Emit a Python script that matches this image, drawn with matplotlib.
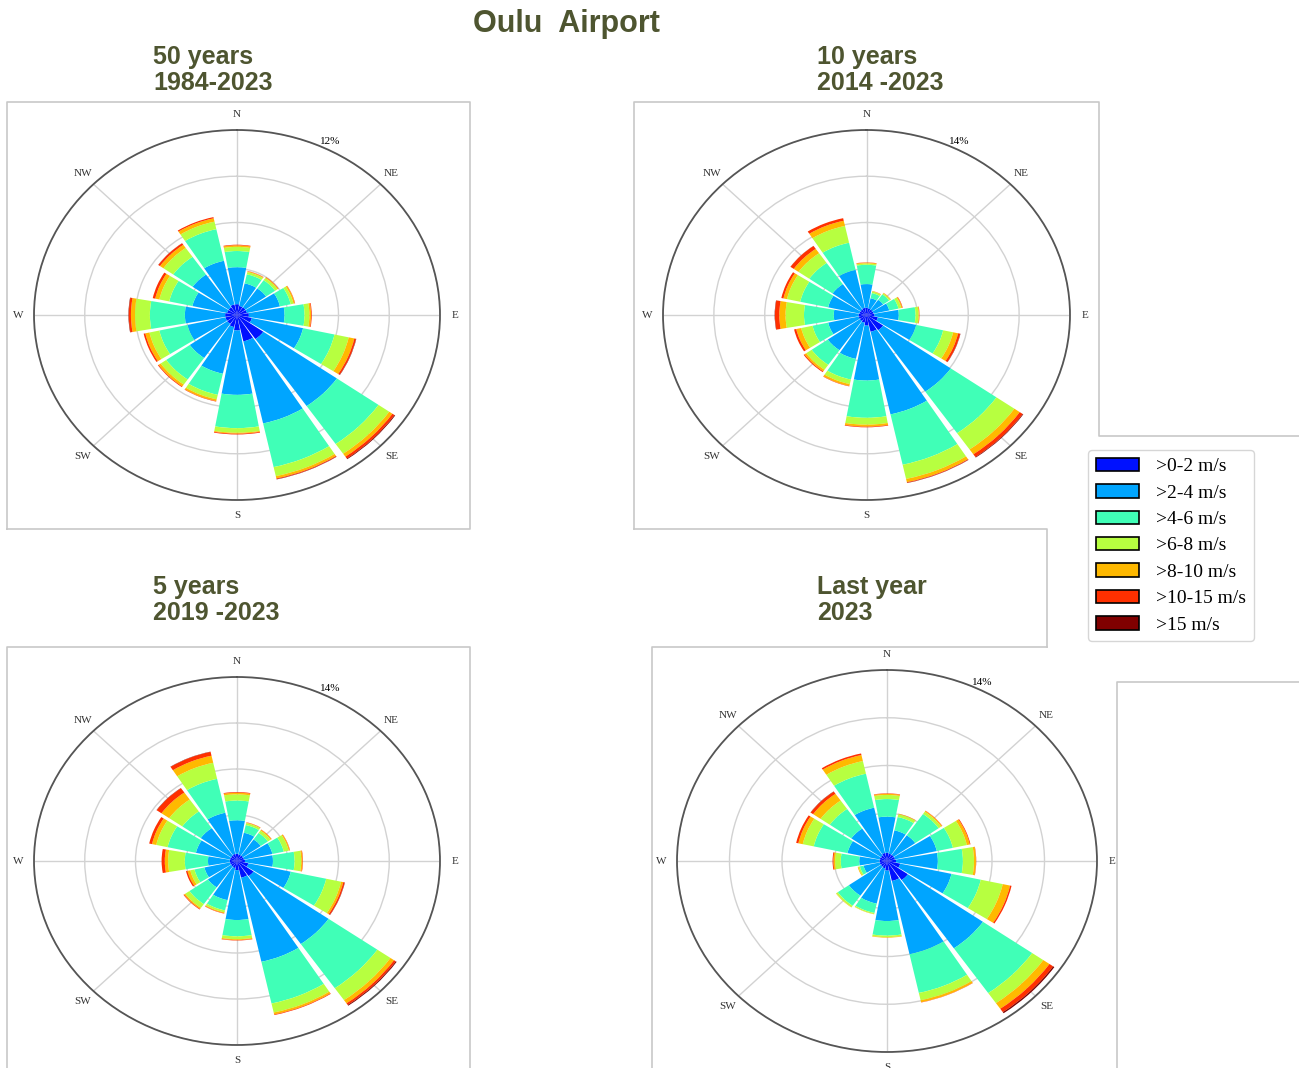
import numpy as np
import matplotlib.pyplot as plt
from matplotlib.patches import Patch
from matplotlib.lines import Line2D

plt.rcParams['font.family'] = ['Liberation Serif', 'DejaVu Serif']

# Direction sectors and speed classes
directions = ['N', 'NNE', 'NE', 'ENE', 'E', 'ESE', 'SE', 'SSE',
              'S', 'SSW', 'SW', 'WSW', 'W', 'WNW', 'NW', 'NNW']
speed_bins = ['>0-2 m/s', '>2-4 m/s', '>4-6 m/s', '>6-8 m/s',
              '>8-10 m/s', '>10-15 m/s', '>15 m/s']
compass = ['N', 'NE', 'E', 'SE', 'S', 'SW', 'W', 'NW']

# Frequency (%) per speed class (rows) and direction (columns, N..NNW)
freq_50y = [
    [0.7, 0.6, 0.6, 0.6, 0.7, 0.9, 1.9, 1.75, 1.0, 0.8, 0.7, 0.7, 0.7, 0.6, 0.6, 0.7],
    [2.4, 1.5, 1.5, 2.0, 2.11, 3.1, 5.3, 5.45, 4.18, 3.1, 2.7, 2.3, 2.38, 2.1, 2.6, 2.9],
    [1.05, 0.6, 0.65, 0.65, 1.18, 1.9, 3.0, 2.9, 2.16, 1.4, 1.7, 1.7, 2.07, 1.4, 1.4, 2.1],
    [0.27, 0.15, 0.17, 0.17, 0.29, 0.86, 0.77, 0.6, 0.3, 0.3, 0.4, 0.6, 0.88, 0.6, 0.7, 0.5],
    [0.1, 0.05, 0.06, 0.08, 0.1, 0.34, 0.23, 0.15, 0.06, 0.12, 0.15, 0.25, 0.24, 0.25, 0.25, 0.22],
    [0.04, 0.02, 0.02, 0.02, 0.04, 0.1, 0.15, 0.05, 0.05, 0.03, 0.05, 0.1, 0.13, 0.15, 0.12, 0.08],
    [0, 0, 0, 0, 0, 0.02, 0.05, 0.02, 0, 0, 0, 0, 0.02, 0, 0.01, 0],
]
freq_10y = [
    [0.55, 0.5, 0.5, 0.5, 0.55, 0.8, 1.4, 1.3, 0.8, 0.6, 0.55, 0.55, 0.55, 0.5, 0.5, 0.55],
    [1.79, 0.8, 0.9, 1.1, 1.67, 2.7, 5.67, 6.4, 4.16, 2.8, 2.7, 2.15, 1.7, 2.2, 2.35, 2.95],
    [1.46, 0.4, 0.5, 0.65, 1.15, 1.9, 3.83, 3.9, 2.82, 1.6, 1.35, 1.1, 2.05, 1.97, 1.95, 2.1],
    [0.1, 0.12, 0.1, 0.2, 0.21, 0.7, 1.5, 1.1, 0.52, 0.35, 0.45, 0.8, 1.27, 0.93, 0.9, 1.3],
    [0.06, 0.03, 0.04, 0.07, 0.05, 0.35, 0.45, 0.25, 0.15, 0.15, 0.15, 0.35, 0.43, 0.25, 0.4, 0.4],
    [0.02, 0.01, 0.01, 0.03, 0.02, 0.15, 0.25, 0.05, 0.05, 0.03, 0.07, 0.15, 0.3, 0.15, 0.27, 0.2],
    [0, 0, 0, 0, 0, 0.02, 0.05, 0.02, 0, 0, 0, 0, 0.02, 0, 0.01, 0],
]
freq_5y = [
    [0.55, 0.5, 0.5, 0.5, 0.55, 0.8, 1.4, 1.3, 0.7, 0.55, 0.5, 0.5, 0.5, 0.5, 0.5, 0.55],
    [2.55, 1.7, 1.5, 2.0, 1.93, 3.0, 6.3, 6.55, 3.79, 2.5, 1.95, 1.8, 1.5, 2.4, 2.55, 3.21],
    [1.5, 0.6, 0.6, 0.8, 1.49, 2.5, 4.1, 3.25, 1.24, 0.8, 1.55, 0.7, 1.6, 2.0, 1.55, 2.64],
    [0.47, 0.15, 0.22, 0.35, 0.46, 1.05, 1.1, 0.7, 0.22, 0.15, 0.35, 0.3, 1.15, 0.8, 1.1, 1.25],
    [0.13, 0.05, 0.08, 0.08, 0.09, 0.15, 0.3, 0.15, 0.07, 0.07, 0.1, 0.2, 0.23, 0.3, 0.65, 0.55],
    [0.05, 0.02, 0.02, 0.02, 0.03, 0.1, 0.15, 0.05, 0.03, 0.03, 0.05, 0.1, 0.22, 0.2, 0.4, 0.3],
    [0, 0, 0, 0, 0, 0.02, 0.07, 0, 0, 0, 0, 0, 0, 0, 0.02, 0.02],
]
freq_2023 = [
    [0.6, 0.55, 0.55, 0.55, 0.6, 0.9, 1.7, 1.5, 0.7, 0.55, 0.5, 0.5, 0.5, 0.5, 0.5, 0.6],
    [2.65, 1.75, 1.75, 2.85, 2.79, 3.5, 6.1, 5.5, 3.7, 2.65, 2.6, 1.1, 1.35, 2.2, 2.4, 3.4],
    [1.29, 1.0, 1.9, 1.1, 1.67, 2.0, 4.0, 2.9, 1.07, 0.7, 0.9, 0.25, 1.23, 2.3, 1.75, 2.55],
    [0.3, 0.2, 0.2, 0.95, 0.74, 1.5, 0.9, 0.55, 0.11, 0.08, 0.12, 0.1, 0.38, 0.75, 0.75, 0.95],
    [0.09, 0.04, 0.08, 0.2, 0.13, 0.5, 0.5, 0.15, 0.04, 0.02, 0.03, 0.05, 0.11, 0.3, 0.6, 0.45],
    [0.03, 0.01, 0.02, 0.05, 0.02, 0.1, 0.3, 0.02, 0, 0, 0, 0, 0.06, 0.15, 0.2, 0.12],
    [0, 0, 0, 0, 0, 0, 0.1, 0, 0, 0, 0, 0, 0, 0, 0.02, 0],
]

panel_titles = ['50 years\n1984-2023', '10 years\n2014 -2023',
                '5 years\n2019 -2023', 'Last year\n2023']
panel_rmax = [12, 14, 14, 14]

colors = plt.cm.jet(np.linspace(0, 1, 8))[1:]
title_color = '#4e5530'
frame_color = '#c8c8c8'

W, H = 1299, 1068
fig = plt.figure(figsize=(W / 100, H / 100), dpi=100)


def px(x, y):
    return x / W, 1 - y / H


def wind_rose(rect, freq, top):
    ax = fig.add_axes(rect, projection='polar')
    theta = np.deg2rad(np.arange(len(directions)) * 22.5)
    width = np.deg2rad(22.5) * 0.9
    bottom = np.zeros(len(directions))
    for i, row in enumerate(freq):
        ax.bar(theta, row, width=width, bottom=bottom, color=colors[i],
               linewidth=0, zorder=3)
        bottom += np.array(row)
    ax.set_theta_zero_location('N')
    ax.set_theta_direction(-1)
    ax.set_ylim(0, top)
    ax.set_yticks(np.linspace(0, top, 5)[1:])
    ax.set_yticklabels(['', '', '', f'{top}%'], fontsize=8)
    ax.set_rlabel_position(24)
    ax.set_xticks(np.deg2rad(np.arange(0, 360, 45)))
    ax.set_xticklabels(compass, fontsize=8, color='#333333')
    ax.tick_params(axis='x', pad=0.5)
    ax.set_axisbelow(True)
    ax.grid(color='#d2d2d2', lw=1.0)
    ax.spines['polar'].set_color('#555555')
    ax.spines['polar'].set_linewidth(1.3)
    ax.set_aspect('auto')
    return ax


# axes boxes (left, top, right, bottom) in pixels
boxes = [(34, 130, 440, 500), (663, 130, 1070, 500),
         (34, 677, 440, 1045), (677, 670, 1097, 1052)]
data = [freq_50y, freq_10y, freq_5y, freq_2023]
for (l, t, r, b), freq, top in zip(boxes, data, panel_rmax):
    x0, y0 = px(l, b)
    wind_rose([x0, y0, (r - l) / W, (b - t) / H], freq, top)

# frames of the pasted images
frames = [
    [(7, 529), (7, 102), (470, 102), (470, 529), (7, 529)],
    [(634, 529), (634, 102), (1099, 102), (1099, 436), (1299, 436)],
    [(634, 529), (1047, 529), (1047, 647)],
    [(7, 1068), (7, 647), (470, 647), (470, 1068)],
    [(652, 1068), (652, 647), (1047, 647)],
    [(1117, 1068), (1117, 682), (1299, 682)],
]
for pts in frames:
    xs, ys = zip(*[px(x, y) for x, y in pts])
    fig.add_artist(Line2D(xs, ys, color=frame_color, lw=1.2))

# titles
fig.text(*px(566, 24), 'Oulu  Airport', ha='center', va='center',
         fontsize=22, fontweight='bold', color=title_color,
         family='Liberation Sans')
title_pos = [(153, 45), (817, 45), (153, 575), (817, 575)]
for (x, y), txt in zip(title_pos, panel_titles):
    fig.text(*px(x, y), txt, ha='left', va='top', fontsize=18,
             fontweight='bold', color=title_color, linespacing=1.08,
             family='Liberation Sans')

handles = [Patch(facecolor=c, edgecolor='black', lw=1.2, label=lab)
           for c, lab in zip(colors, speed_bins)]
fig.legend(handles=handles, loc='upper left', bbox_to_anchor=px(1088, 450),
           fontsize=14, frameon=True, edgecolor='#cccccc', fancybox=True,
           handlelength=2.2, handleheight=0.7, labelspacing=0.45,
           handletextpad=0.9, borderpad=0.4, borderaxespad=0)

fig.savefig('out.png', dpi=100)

**Written instruction:**
Please restate the material above line by line, exactly, beginning at its first line and ending with the line that contains "compass = ['N', 'NE', 'E', 'SE', 'S', 'SW', 'W', 'NW']", without any pictures.

**Result for this task:**
Emit a Python script that matches this image, drawn with matplotlib.
import numpy as np
import matplotlib.pyplot as plt
from matplotlib.patches import Patch
from matplotlib.lines import Line2D

plt.rcParams['font.family'] = ['Liberation Serif', 'DejaVu Serif']

# Direction sectors and speed classes
directions = ['N', 'NNE', 'NE', 'ENE', 'E', 'ESE', 'SE', 'SSE',
              'S', 'SSW', 'SW', 'WSW', 'W', 'WNW', 'NW', 'NNW']
speed_bins = ['>0-2 m/s', '>2-4 m/s', '>4-6 m/s', '>6-8 m/s',
              '>8-10 m/s', '>10-15 m/s', '>15 m/s']
compass = ['N', 'NE', 'E', 'SE', 'S', 'SW', 'W', 'NW']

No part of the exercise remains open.